Molly Miller hire completes GCU basketball transformation

It’s now a clean sweep at Grand Canyon University. There will be a completely different look when the 2020-21 basketball season gets underway.

After the small Christian college in west Phoenix dismissed its men’s head coach last month, it announced earlier this week the hiring of a new women’s head coach.

Dan Majerle was replaced by Bryce Drew following Majerle’s only losing record in seven seasons running the men’s program, and Molly Miller will replace Nicole Powell, who departed the GCU women’s program after just three seasons to become the next head coach at UC Riverside.

In at least one sense, the move by the women’s program is a return to the past. Miller is a Division II coach and it wasn’t that long ago that the GCU women’s program had a D-II coach. And a good one, at that.

Trent May stepped into the head-coaching job in 2007, when the school was still playing in Division II. During six years, his teams won five Pacific West Conference titles and became a national contender, making five Division II NCAA Tournament appearances, going all the way to the Sweet Sixteen one year. In his final year of D-II play, 2012-13, his team went 23-9.

The next year, the program began a four-year transition to Division I. He went 21-9 the first year, his fourth consecutive 20-win season, and he was given a contract extension.

But the honeymoon didn’t last long. For the next three seasons, his teams struggled to stay above .500. After the 2016-17 season wrapped with a 15-12 record, May was out and Powell was hired to take over the program as it began its first season as a full D-I member.

Powell had a lofty local reputation that began with a high school career at Mountain Pointe High School in Phoenix, where she is still regarded as one of the best female prep athletes to come out of Arizona. She was a standout at Stanford University, and then spent 11 years playing in the WNBA.

She spent three seasons as an assistant coach at Oregon, but had no head-coaching experience. She had two winning seasons at GCU, but each barely above .500, and her overall record was 38-46.

Now, GCU has decided to return to the D-II model. Miller’s credentials at the D-II level were evidently too impressive to pass up — and maybe worth taking another chance on a coach’s success transferring up to the next level.

The 34-year-old Missouri native has a resume that screams success. A two-time Division II Coach of the Year at Drury University (Springfield), Miller leads all active college basketball coaches in winning percentage.

She has lost just 17 games during a six-year run at Drury, her alma mater, and only one over the past two seasons (67-1). Her 180-17 record translates to a .914 winning percentage, better than any active D-I or D-II men’s or women’s basketball coach with at least five years of experience.

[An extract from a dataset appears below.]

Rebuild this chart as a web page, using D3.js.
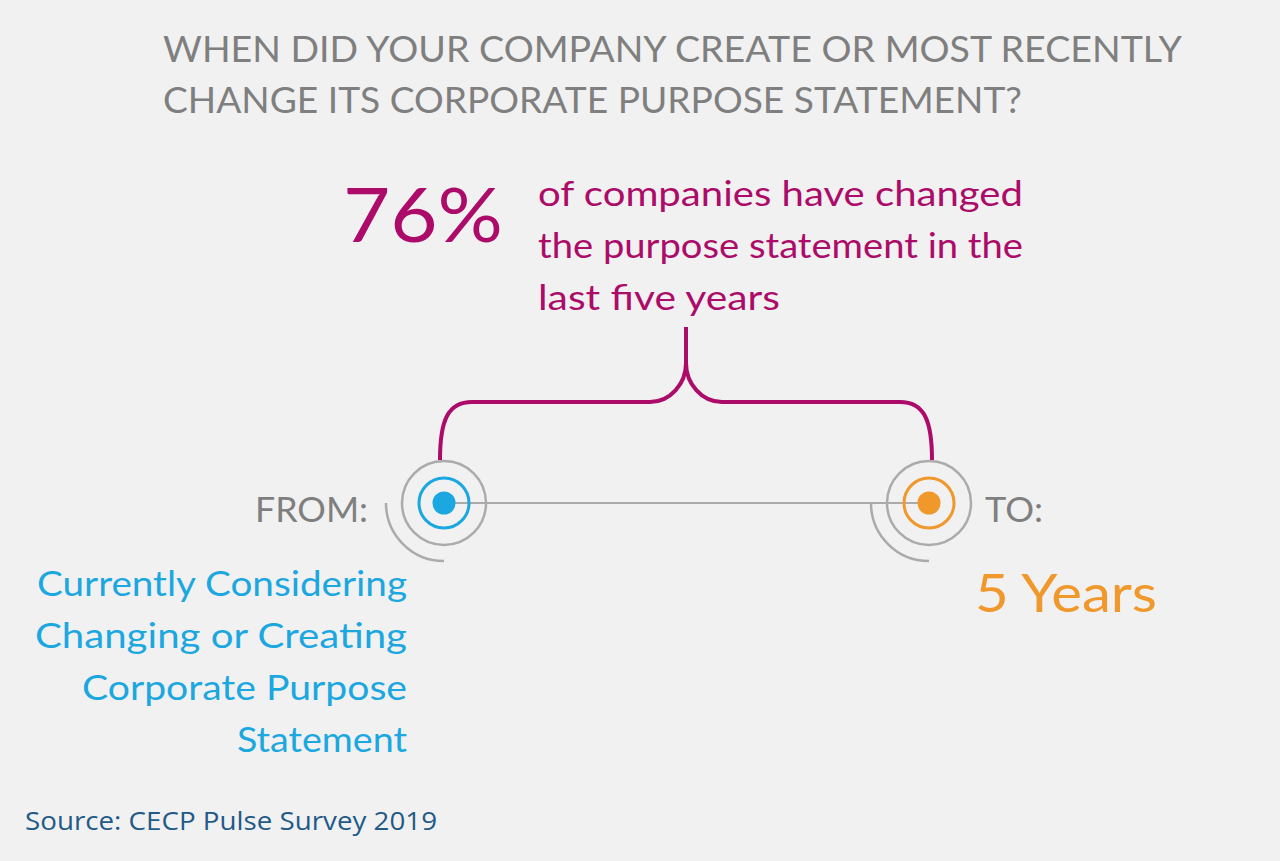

That success relies on a combination of baseline-to-baseline pressure defense that created an average 31 turnovers per game last season, and an up-tempo motion offense that averaged 90 points a game. The result was an undefeated season (32-0) and a D-II Final Four appearance. Drury beat its opponents by an average 28 points a game the last two seasons.

The Panthers were nationally-ranked No. 1 in D-II in every weekly poll throughout the regular season.

GCU is widely recognized for having one of the best student cheering sections in the nation, the Havocs. Their over-the-top enthusiasm and support has meant a sell-out for just about every men’s game for the seven years that Majerle ran the program.

Now, maybe the brand of entertaining basketball that Miller will bring to the women’s games will result in the same kind of support the men have enjoyed.

But that will depend on whether Miller’s system will succeed at the D-I level.

It will still take winning to put fannies in the seats.